In the Shadow of the Mountain: A Memoir of Courage is a book by Silvia Vasquez-Lavado published in 2022 by Henry Holt an imprint of Macmillan.

== Summary==
The book details the author's personal story of surviving childhood sexual abuse and domestic violence in Peru and how she overcame those experiences to become a successful businesswoman and mountaineer. The memoir also documents Vasquez-Lavado's promise to bring a group of survivors from sexual abuse and sex trafficking to the base of Mount Everest before Vasquez-Lavado's journey to climb Mount Everest. In addition, In The Shadow of the Mountain documents Vasquez-Lavado's voyage climbing the highest peaks on each continent.

This is the author's first book. In addition, there is an ongoing film adaptation with Elgin James to direct and Selena Gomez scheduled to play Silvia.

== Reception ==
The New York Times Book Review published on February 1, 2022, praises the book by sharing, In a world that demands us to harden, to tell stories of strength and triumph, the bravest act can be embracing our inner child, our fears, our truths, called in the shadow of the mountain.
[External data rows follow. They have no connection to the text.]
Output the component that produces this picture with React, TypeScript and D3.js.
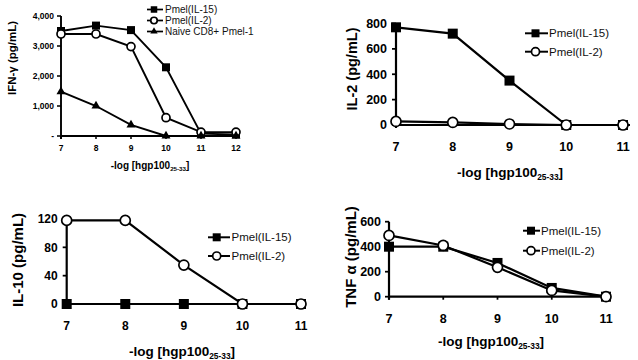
import React from "react";
import * as d3 from "d3";

// ---------- data ----------
const X_IFN = [7, 8, 9, 10, 11, 12];
const IFN_IL15 = [3500, 3680, 3530, 2290, 80, 50];
const IFN_IL2 = [3400, 3400, 2980, 610, 130, 130];
const IFN_NAIVE = [1480, 1000, 370, 0, 0, 0];
const IFN_TICKS = [0, 1000, 2000, 3000, 4000];
const IFN_TICK_LABELS = ["-", "1,000", "2,000", "3,000", "4,000"];

const X_DOSE = [7, 8, 9, 10, 11];
const IL2_IL15 = [770, 720, 350, 0, 0];
const IL2_IL2 = [28, 20, 8, 0, 0];
const IL2_TICKS = [0, 200, 400, 600, 800];

const IL10_IL15 = [0, 0, 0, 0, 0];
const IL10_IL2 = [118, 118, 55, 0, 0];
const IL10_TICKS = [0, 40, 80, 120];

const TNF_IL15 = [400, 400, 270, 70, 0];
const TNF_IL2 = [490, 410, 235, 50, 0];
const TNF_TICKS = [0, 200, 400, 600];

const NAME_IL15 = "Pmel(IL-15)";
const NAME_IL2 = "Pmel(IL-2)";
const NAME_NAIVE = "Naive CD8+ Pmel-1";

const FONT = "'Liberation Sans', Arial, Helvetica, sans-serif";

type Shape = "square" | "circle" | "triangle";
type Series = { name: string; values: number[]; shape: Shape };

function Marker({ shape, x, y, s }: { shape: Shape; x: number; y: number; s: number }) {
  if (shape === "square")
    return <rect x={x - s / 2} y={y - s / 2} width={s} height={s} fill="#000" />;
  if (shape === "circle")
    return <circle cx={x} cy={y} r={s / 2} fill="#fff" stroke="#000" strokeWidth={1.7} />;
  const sym = d3.symbol(d3.symbolTriangle, s * s * 0.55)();
  return <path d={sym || ""} transform={`translate(${x},${y})`} fill="#000" />;
}

type PanelProps = {
  xs: number[];
  series: Series[];
  xPix: [number, number];
  xDom: [number, number];
  yDom: [number, number];
  yPix: [number, number];
  xAxisEnd: number;
  ticks: number[];
  tickLabels?: string[];
  tickFont: number;
  tickLabelGap: number;
  xTickBaseline: number;
  yLabel: string;
  yLabelX: number;
  yLabelY: number;
  yLabelFont: number;
  xLabelX: number;
  xLabelY: number;
  xLabelFont: number;
  axisWidth: number;
  lineWidth: number;
  markerSize: number;
  legend: { lineX0: number; lineX1: number; markX: number; textX: number; rows: number[]; font: number; mark: number };
};

function Panel(p: PanelProps) {
  const x = d3.scaleLinear().domain(p.xDom).range(p.xPix);
  const y = d3.scaleLinear().domain(p.yDom).range(p.yPix);
  const line = d3
    .line<number>()
    .x((_, i) => x(p.xs[i]))
    .y((v) => y(v));
  const x0 = x(p.xs[0]);
  const y0 = y(0);
  const yTop = y(p.ticks[p.ticks.length - 1]);
  return (
    <g fontFamily={FONT}>
      <line x1={x0} x2={x0} y1={yTop} y2={y0 + 3} stroke="#000" strokeWidth={p.axisWidth} />
      <line x1={x0} x2={p.xAxisEnd} y1={y0} y2={y0} stroke="#000" strokeWidth={p.axisWidth} />
      {p.ticks.map((t, i) => (
        <g key={"yt" + i}>
          <line x1={x0 - 4} x2={x0} y1={y(t)} y2={y(t)} stroke="#000" strokeWidth={p.axisWidth * 0.8} />
          <text
            x={x0 - p.tickLabelGap}
            y={y(t)}
            dy="0.35em"
            textAnchor="end"
            fontSize={p.tickFont}
            fontWeight="bold"
          >
            {p.tickLabels ? p.tickLabels[i] : String(t)}
          </text>
        </g>
      ))}
      {p.xs.map((v, i) => (
        <g key={"xt" + i}>
          <line x1={x(v)} x2={x(v)} y1={y0} y2={y0 + 3} stroke="#000" strokeWidth={p.axisWidth * 0.8} />
          <text x={x(v)} y={p.xTickBaseline} textAnchor="middle" fontSize={p.tickFont} fontWeight="bold">
            {String(v)}
          </text>
        </g>
      ))}
      <text
        transform={`translate(${p.yLabelX},${p.yLabelY}) rotate(-90)`}
        textAnchor="middle"
        fontSize={p.yLabelFont}
        fontWeight="bold"
      >
        {p.yLabel}
      </text>
      <text x={p.xLabelX} y={p.xLabelY} textAnchor="middle" fontSize={p.xLabelFont} fontWeight="bold">
        -log [hgp100
        <tspan fontSize={p.xLabelFont * 0.62} dy={p.xLabelFont * 0.22}>
          25-33
        </tspan>
        <tspan dy={-p.xLabelFont * 0.22}>]</tspan>
      </text>
      {p.series.map((s, si) => (
        <g key={"s" + si}>
          <path d={line(s.values) || ""} fill="none" stroke="#000" strokeWidth={p.lineWidth} />
          {s.values.map((v, i) => (
            <Marker key={i} shape={s.shape} x={x(p.xs[i])} y={y(v)} s={p.markerSize} />
          ))}
        </g>
      ))}
      {p.series.map((s, si) => (
        <g key={"l" + si}>
          <line
            x1={p.legend.lineX0}
            x2={p.legend.lineX1}
            y1={p.legend.rows[si]}
            y2={p.legend.rows[si]}
            stroke="#000"
            strokeWidth={p.lineWidth * 0.9}
          />
          <Marker shape={s.shape} x={p.legend.markX} y={p.legend.rows[si]} s={p.legend.mark} />
          <text x={p.legend.textX} y={p.legend.rows[si]} dy="0.35em" fontSize={p.legend.font} fill="#111">
            {s.name}
          </text>
        </g>
      ))}
    </g>
  );
}

export default function App() {
  return (
    <svg width={638} height={360} style={{ position: "absolute", left: 0, top: 0, background: "#fff" }}>
      <rect width={638} height={360} fill="#fff" />
      <Panel
        xs={X_IFN}
        series={[
          { name: NAME_IL15, values: IFN_IL15, shape: "square" },
          { name: NAME_IL2, values: IFN_IL2, shape: "circle" },
          { name: NAME_NAIVE, values: IFN_NAIVE, shape: "triangle" },
        ]}
        xPix={[61, 236]}
        xDom={[7, 12]}
        yDom={[0, 4000]}
        yPix={[136, 16]}
        xAxisEnd={240}
        ticks={IFN_TICKS}
        tickLabels={IFN_TICK_LABELS}
        tickFont={8.5}
        tickLabelGap={7}
        xTickBaseline={151}
        yLabel="IFN-γ (pg/mL)"
        yLabelX={16}
        yLabelY={58}
        yLabelFont={11.5}
        xLabelX={150}
        xLabelY={169}
        xLabelFont={10}
        axisWidth={1.9}
        lineWidth={1.9}
        markerSize={8}
        legend={{ lineX0: 147, lineX1: 163, markX: 154, textX: 165, rows: [9.5, 20.5, 31.5], font: 10, mark: 6.5 }}
      />
      <Panel
        xs={X_DOSE}
        series={[
          { name: NAME_IL15, values: IL2_IL15, shape: "square" },
          { name: NAME_IL2, values: IL2_IL2, shape: "circle" },
        ]}
        xPix={[396, 623]}
        xDom={[7, 11]}
        yDom={[0, 800]}
        yPix={[125, 23.5]}
        xAxisEnd={630}
        ticks={IL2_TICKS}
        tickLabels={undefined}
        tickFont={12.5}
        tickLabelGap={9}
        xTickBaseline={151}
        yLabel="IL-2 (pg/mL)"
        yLabelX={357}
        yLabelY={69}
        yLabelFont={14.5}
        xLabelX={510}
        xLabelY={177}
        xLabelFont={13.5}
        axisWidth={2.2}
        lineWidth={2.2}
        markerSize={10}
        legend={{ lineX0: 525, lineX1: 548, markX: 535.5, textX: 549, rows: [33.3, 51.7], font: 11.5, mark: 8 }}
      />
      <Panel
        xs={X_DOSE}
        series={[
          { name: NAME_IL15, values: IL10_IL15, shape: "square" },
          { name: NAME_IL2, values: IL10_IL2, shape: "circle" },
        ]}
        xPix={[66.7, 301]}
        xDom={[7, 11]}
        yDom={[0, 120]}
        yPix={[304, 219]}
        xAxisEnd={306}
        ticks={IL10_TICKS}
        tickLabels={undefined}
        tickFont={12}
        tickLabelGap={9}
        xTickBaseline={330}
        yLabel="IL-10 (pg/mL)"
        yLabelX={23}
        yLabelY={260}
        yLabelFont={15}
        xLabelX={182}
        xLabelY={356}
        xLabelFont={13.5}
        axisWidth={2.2}
        lineWidth={2.2}
        markerSize={10}
        legend={{ lineX0: 208, lineX1: 230, markX: 216.7, textX: 231.5, rows: [237.3, 256], font: 11.5, mark: 8 }}
      />
      <Panel
        xs={X_DOSE}
        series={[
          { name: NAME_IL15, values: TNF_IL15, shape: "square" },
          { name: NAME_IL2, values: TNF_IL2, shape: "circle" },
        ]}
        xPix={[389, 606]}
        xDom={[7, 11]}
        yDom={[0, 600]}
        yPix={[296.7, 221.7]}
        xAxisEnd={611}
        ticks={TNF_TICKS}
        tickLabels={undefined}
        tickFont={12.5}
        tickLabelGap={8}
        xTickBaseline={322.5}
        yLabel="TNF α (pg/mL)"
        yLabelX={356}
        yLabelY={257}
        yLabelFont={15}
        xLabelX={491}
        xLabelY={346}
        xLabelFont={13.5}
        axisWidth={2.2}
        lineWidth={2.2}
        markerSize={10}
        legend={{ lineX0: 523, lineX1: 540, markX: 531, textX: 541, rows: [230.7, 250.7], font: 11.5, mark: 8 }}
      />
    </svg>
  );
}
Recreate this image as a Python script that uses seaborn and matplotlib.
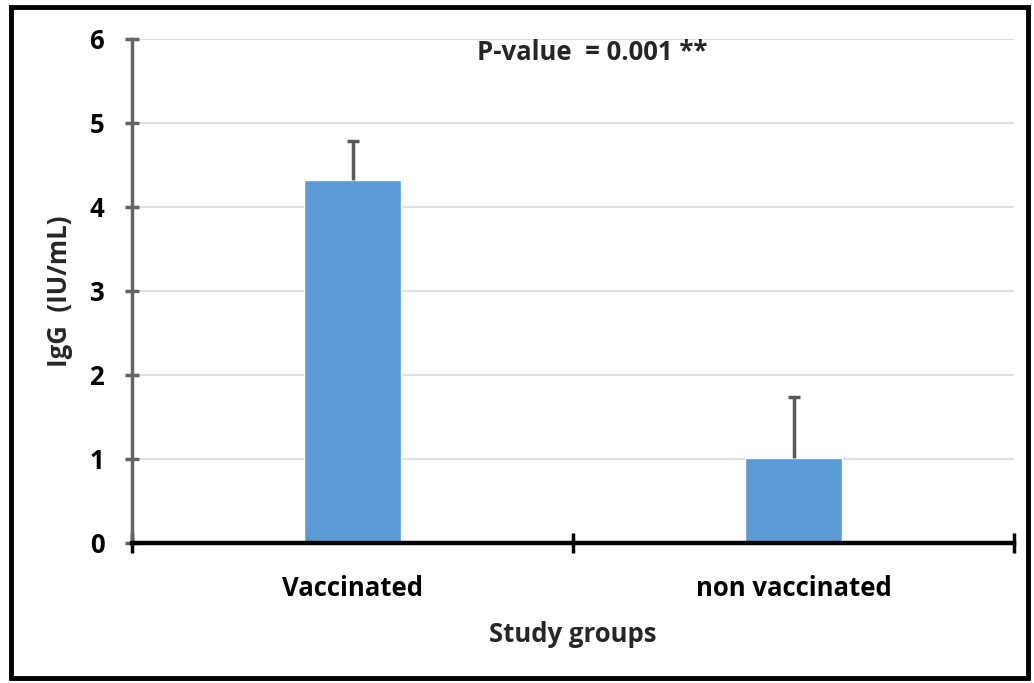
import matplotlib.pyplot as plt
import matplotlib.patches as mpatches
import seaborn as sns
import pandas as pd

groups = ["Vaccinated", "non vaccinated"]
igg_mean = [4.32, 1.01]
igg_err = [0.47, 0.73]

df = pd.DataFrame({"group": groups, "igg": igg_mean})

sns.set_theme(style="white")
plt.rcParams["font.family"] = ["Open Sans", "DejaVu Sans"]
plt.rcParams["font.weight"] = "bold"

fig = plt.figure(figsize=(10.34, 6.83), dpi=100)
ax = fig.add_axes([0.1277, 0.205, 0.853, 0.738])

sns.barplot(data=df, x="group", y="igg", color="#5B9BD5", width=0.22,
            saturation=1, errorbar=None, ax=ax, zorder=3)
eb = ax.errorbar(range(len(groups)), igg_mean, yerr=[[0] * len(groups), igg_err],
                 fmt="none", ecolor="#595959", elinewidth=2.5, capsize=4.5,
                 capthick=2.5, zorder=4)
eb[1][0].set_visible(False)  # no lower cap

ax.set_xlim(-0.5, 1.5)
ax.set_ylim(0, 6)
ax.set_yticks(range(7))
ax.yaxis.grid(True, color="#D9D9D9", linewidth=1.2, zorder=0)
ax.set_axisbelow(True)

for s in ["top", "right"]:
    ax.spines[s].set_visible(False)
ax.spines["left"].set_color("#646464")
ax.spines["left"].set_linewidth(2.5)
ax.spines["bottom"].set_color("black")
ax.spines["bottom"].set_linewidth(3.2)
ax.spines["bottom"].set_zorder(5)

ax.tick_params(axis="y", left=True, direction="inout", length=10, width=2.5,
               color="#646464", labelsize=18.5, pad=15)
ax.tick_params(axis="x", which="major", bottom=False, labelsize=18.5, pad=17)
ax.set_xticks([-0.5, 0.5, 1.5], minor=True)
ax.tick_params(axis="x", which="minor", bottom=True, direction="inout",
               length=14, width=2.5, color="black")
for lab in ax.get_xticklabels() + ax.get_yticklabels():
    lab.set_fontweight("bold")
    lab.set_color("black")

ax.set_xlabel("Study groups", fontsize=18.5, fontweight="bold", labelpad=14)
ax.set_ylabel("IgG  (IU/mL)", fontsize=18.5, fontweight="bold", labelpad=12)

fig.text(0.573, 0.923, "P-value  = 0.001 **", ha="center", va="center",
         fontsize=18.5, fontweight="bold")

fig.patches.append(mpatches.Rectangle((0.011, 0.007), 0.983, 0.983,
                                      transform=fig.transFigure, fill=False,
                                      edgecolor="black", linewidth=3.5))

fig.savefig("out.png", dpi=100)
Elizabeth Hightower Allen of Outside commented "In the Shadow of the Mountain is for anyone with similarly challenging inner journeys—in other words, all of us."

People Magazine called In the Shadow of the mountain "gripping memoir about coping with addiction and sexual violence through mountain climbing".

In March 2023, In the Shadow of the Mountain was awarded the prestigious Edward Stanford Travel Writing Awards as the Stanford Travel Book of the Year. Named "a remarkable story of compassion, humility, and strength; Silvia beautifully documents her heroic journey to the summit of Everest, accompanied by five other women, each struggling to come to terms with their trauma."